First is what we can call an intelligence paradox. It consists of two branches where the first is associated with the access to and selection of training data. Intelligence requires experience. If there is “garbage in, garbage out” in training data, it might be artificial, but it is not intelligence. The other branch has to do with the kind of intelligence needed in different circumstances in high-risk industries and the human contribution in this respect. As long as general AI simply does not exist, the drive towards reducing the human contribution in high-risk settings should not only be a question of how, but a question of why. Answering this question should not only focus on the narrow capabilities of artificial intelligence but the general capabilities of human intelligence.

Second is a transparency paradox. When algorithms learn, they become actors in safety management. It is a basic principle of HROs and most advice on safety management that important decisions and actions must be checked and double-checked. Assigning a critical task or decision to technology does not revoke this need. If it is hard to qualify technological actors’ interpretations and assumptions, it is a breach of basic principles of redundancy and accountability.

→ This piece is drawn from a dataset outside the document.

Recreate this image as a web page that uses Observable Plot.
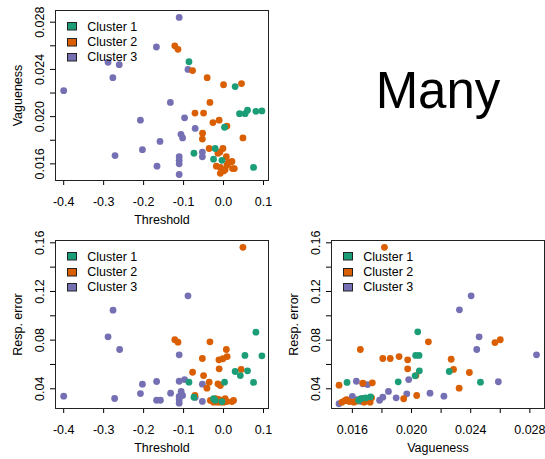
<!DOCTYPE html>
<html>
<head>
<meta charset="utf-8">
<script src="https://cdn.jsdelivr.net/npm/d3@7"></script>
<script src="https://cdn.jsdelivr.net/npm/@observablehq/plot@0.6"></script>
<style>
  html, body { margin: 0; padding: 0; background: #fff; }
  #wrap { position: relative; width: 545px; height: 459px; overflow: hidden; background: #fff; }
  .panel { position: absolute; }
  .panel svg { display: block; }
</style>
</head>
<body>
<div id="wrap"></div>
<script>
// ---------- data ----------
const clusters = ["Cluster 1", "Cluster 2", "Cluster 3"];
const clusterColors = ["#1B9E77", "#D95F02", "#7570B3"];
const panelTitle = "Many";

// Threshold vs Vagueness
const tv1 = [[-0.0865,0.02465],[0.029,0.02255],[0.040,0.02025],[0.054,0.02025],[0.060,0.02054],[0.081,0.02045],[0.096,0.02048],[0.0025,0.0191],[-0.074,0.0169],[-0.021,0.0173],[-0.025,0.0164],[-0.004,0.0163],[0.075,0.0157]];
const tv2 = [[-0.122,0.0260],[-0.114,0.0257],[-0.0775,0.0239],[-0.041,0.0233],[0.000,0.0227],[0.045,0.0228],[-0.034,0.0212],[-0.0715,0.0203],[-0.050,0.0203],[-0.0265,0.0195],[-0.011,0.0197],[0.0085,0.0192],[-0.0525,0.0186],[-0.053,0.0181],[0.0485,0.0182],[-0.036,0.0173],
  [-0.0015,0.0173],[-0.014,0.0169],[-0.009,0.0170],[0.007,0.0166],[0.021,0.0162],[0.012,0.0161],[0.0085,0.0159],[-0.018,0.0158],[-0.008,0.0157],[0.004,0.0155],[0.0225,0.0156],[0.027,0.0156],[-0.008,0.0152],[0.000,0.0154]];
const tv3 = [[-0.111,0.0284],[-0.168,0.0259],[-0.289,0.0246],[-0.261,0.0244],[-0.277,0.0233],[-0.400,0.0222],[-0.089,0.0240],[-0.133,0.0212],[-0.0975,0.0199],[-0.208,0.0197],[-0.071,0.0190],[-0.1065,0.0185],[-0.1025,0.0182],[-0.159,0.0179],[-0.203,0.0172],[-0.2715,0.0167],[-0.053,0.0170],[-0.053,0.0166],[-0.111,0.0166],[-0.111,0.0163],[-0.111,0.0160],[-0.1665,0.0158],[-0.111,0.0151]];

// Threshold vs Resp. error
const te1 = [[0.081,0.0865],[0.0535,0.0674],[0.096,0.0671],[0.029,0.0542],[0.042,0.0509],[0.060,0.0548],[0.075,0.0452],[0.0025,0.0454],[-0.0865,0.0454],[-0.074,0.0331],[-0.025,0.0318],[-0.021,0.0305],[-0.004,0.0295]];
const te2 = [[0.0485,0.1563],[-0.122,0.0803],[-0.114,0.0783],[-0.034,0.0786],[0.007,0.0723],[-0.0115,0.0638],[-0.0015,0.0647],[0.009,0.0665],[-0.053,0.0649],[-0.011,0.0564],[0.044,0.0559],[-0.0775,0.0536],[-0.050,0.0509],[-0.036,0.0454],[-0.0415,0.0405],[-0.014,0.0441],[-0.008,0.0427],[-0.0715,0.0345],
  [-0.033,0.0304],[-0.020,0.0318],[-0.012,0.0312],[-0.004,0.0304],[0.004,0.0318],[0.008,0.0295],[0.021,0.0295],[0.025,0.0304],[-0.016,0.0290],[-0.008,0.0290],[0.000,0.0290],[-0.025,0.0290]];
const te3 = [[-0.2765,0.1046],[-0.289,0.0827],[-0.260,0.0723],[-0.203,0.0438],[-0.1675,0.0460],[-0.400,0.0339],[-0.2725,0.0320],[-0.208,0.0361],[-0.1675,0.0306],[-0.158,0.0306],[-0.089,0.1164],[-0.111,0.0679],[-0.111,0.0462],[-0.0975,0.0476],[-0.053,0.0438],[-0.1325,0.0364],[-0.106,0.0378],[-0.111,0.0337],[-0.111,0.0310],[-0.111,0.0282],[-0.1025,0.0345],[-0.071,0.0329],[-0.053,0.0296]];

// Vagueness vs Resp. error
const ve1 = [[0.02042,0.0868],[0.02028,0.0674],[0.02051,0.0674],[0.02053,0.0548],[0.02024,0.0507],[0.0191,0.0457],[0.01564,0.0452],[0.01723,0.0334],[0.01658,0.0318],[0.01642,0.0306],[0.02255,0.0542],[0.02466,0.0454],[0.0169,0.0325]];
const ve2 = [[0.01817,0.1563],[0.01654,0.0723],[0.01806,0.0649],[0.01856,0.0649],[0.01916,0.0665],[0.01974,0.0638],[0.01974,0.0564],[0.0151,0.0430],[0.01671,0.0446],[0.01735,0.0449],[0.01947,0.0318],[0.02035,0.0345],[0.02268,0.0643],[0.02284,0.0559],[0.02391,0.0534],[0.02322,0.0405],[0.02564,0.0780],[0.02600,0.0803],[0.02114,0.0786],[0.0203,0.0509],
  [0.0153,0.0290],[0.0155,0.0302],[0.0158,0.0295],[0.0161,0.0290],[0.0163,0.0298],[0.0168,0.0319],[0.0168,0.0290],[0.0172,0.0290],[0.0173,0.0326],[0.0156,0.0310]];
const ve3 = [[0.02403,0.1164],[0.02324,0.1049],[0.02457,0.0827],[0.02441,0.0723],[0.02845,0.0679],[0.02587,0.0458],[0.02219,0.0339],[0.0151,0.0277],[0.01568,0.0306],[0.01627,0.0462],[0.01671,0.0441],[0.01703,0.0435],[0.01784,0.0306],[0.01806,0.0331],[0.01844,0.0378],[0.01896,0.0326],[0.01968,0.0359],[0.01981,0.0476],[0.02125,0.0364],[0.0167,0.0320],[0.0166,0.0296],[0.0163,0.0310],[0.0160,0.0337]];

// ticks
const thresholdTicks = [-0.4, -0.3, -0.2, -0.1, 0.0, 0.1];
const vaguenessTicks = [0.016, 0.018, 0.020, 0.022, 0.024, 0.026, 0.028];
const vaguenessLabels = [0.016, 0.020, 0.024, 0.028];
const errorTicks = [0.04, 0.06, 0.08, 0.10, 0.12, 0.14, 0.16];
const errorLabels = [0.04, 0.08, 0.12, 0.16];

const thresholdDomain = [-0.4205, 0.1125];
const vaguenessDomain = [0.01459, 0.02899];
const errorDomain = [0.0238, 0.1619];

// ---------- helpers ----------
const FONT = "'Liberation Sans', Arial, Helvetica, sans-serif";
const FS = 12.5;

function rows(c1, c2, c3) {
  // draw order: cluster 3, cluster 2, cluster 1
  return [
    ...c3.map(([x, y]) => ({x, y, cluster: clusters[2]})),
    ...c2.map(([x, y]) => ({x, y, cluster: clusters[1]})),
    ...c1.map(([x, y]) => ({x, y, cluster: clusters[0]}))
  ];
}

function fmtOnly(labels, digits) {
  return d => labels.some(l => Math.abs(l - d) < 1e-9) ? d.toFixed(digits) : "";
}

function legendMark(ml, mt) {
  return () => {
    const g = d3.create("svg:g").attr("font-family", FONT).attr("font-size", FS).attr("text-anchor", "start");
    clusters.forEach((c, i) => {
      const cy = mt + 16.3 + i * 15.3;
      g.append("rect")
        .attr("x", ml + 12.5).attr("y", Math.round(cy - 4) + 0.5)
        .attr("width", 9).attr("height", 7.5)
        .attr("fill", clusterColors[i]).attr("stroke", "#222").attr("stroke-width", 1);
      g.append("text")
        .attr("x", ml + 32.3).attr("y", cy).attr("dy", "0.36em")
        .attr("text-anchor", "start")
        .attr("fill", "black").text(c);
    });
    return g.node();
  };
}

function panel({data, xDomain, yDomain, xTicks, xFmt, yTicks, yFmt, xLabel, yLabel, width, height, ml, mr, mt, mb}) {
  return Plot.plot({
    width, height,
    marginLeft: ml, marginRight: mr, marginTop: mt, marginBottom: mb,
    style: {fontFamily: FONT, fontSize: FS + "px", color: "black", background: "white"},
    x: {domain: xDomain},
    y: {domain: yDomain},
    color: {domain: clusters, range: clusterColors},
    marks: [
      Plot.axisX({ticks: xTicks, tickFormat: xFmt, tickSize: 5, tickPadding: 11.5, label: xLabel, labelAnchor: "center", labelOffset: 43.5, labelArrow: "none", fill: "black"}),
      Plot.axisY({ticks: yTicks, tickFormat: yFmt, tickSize: 5, tickPadding: 6.5, tickRotate: -90, label: yLabel, labelAnchor: "center", labelOffset: 42, labelArrow: "none", fill: "black"}),
      Plot.dot(data, {x: "x", y: "y", fill: "cluster", r: 3.4, stroke: null}),
      Plot.frame({stroke: "#222", strokeWidth: 1}),
      legendMark(ml, mt)
    ]
  });
}

// ---------- layout ----------
const wrap = document.getElementById("wrap");
function place(node, left, top) {
  const d = document.createElement("div");
  d.className = "panel";
  d.style.left = left + "px";
  d.style.top = top + "px";
  d.appendChild(node);
  wrap.appendChild(d);
}

place(panel({
  data: rows(tv1, tv2, tv3),
  xDomain: thresholdDomain, yDomain: vaguenessDomain,
  xTicks: thresholdTicks, xFmt: d => d.toFixed(1),
  yTicks: vaguenessTicks, yFmt: fmtOnly(vaguenessLabels, 3),
  xLabel: "Threshold", yLabel: "Vagueness",
  width: 272, height: 229, ml: 55, mr: 4, mt: 10, mb: 49
}), 0, 0);

place(panel({
  data: rows(te1, te2, te3),
  xDomain: thresholdDomain, yDomain: errorDomain,
  xTicks: thresholdTicks, xFmt: d => d.toFixed(1),
  yTicks: errorTicks, yFmt: fmtOnly(errorLabels, 2),
  xLabel: "Threshold", yLabel: "Resp. error",
  width: 272, height: 229, ml: 55, mr: 4, mt: 10, mb: 51
}), 0, 230);

place(panel({
  data: rows(ve1, ve2, ve3),
  xDomain: vaguenessDomain, yDomain: errorDomain,
  xTicks: vaguenessTicks, xFmt: fmtOnly(vaguenessLabels, 3),
  yTicks: errorTicks, yFmt: fmtOnly(errorLabels, 2),
  xLabel: "Vagueness", yLabel: "Resp. error",
  width: 273, height: 229, ml: 59, mr: 1, mt: 10, mb: 51
}), 272, 230);

// Title in the empty top-right cell
const t = d3.create("svg").attr("width", 273).attr("height", 229);
t.append("text").attr("x", 438 - 272).attr("y", 108)
  .attr("text-anchor", "middle").attr("font-family", FONT).attr("font-size", 51)
  .attr("fill", "black").text(panelTitle);
place(t.node(), 272, 0);
</script>
</body>
</html>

Third is what I call a verification paradox. It is a variant of the transparency paradox, but the third one has more to do with the long-term follow up of learning algorithms. I think, or at least hope, that regulators and supervisory authorities will never allow critical decision-making processes to change unsupervised. The governance of self-learning algorithms requires regulation, audit tools and competence, something which is not in place, and it is hard to see how this can be done, at least within a prescriptive regulatory regime. The matter of verification also touches upon the larger problematics of bias, ethics and fairness of AI systems [8], which is also likely to be of great importance for safety science.

High-risk industries are moving into a landscape where software becomes more safety–critical than before, making software engineers more critical than before. It is not a wild guess that the patterns of failure will change, from traditional operator (human) errors to more software-related (human) errors. This includes the possibility for algorithmic surprise. If tests and simulation are by definition incomplete (remember Downer’s argument), surprises will occur. Trial and error will persist as a prerequisite for learning, possibly creating some very unpleasant situations for both companies and regulators. As algorithms and AI enter the field of human factors, we should rethink the way we conceptualise and study the relationship between the human and technological agent of safety. The need for human factors expertise is probably more relevant in the age of artificial intelligence than it has ever been before.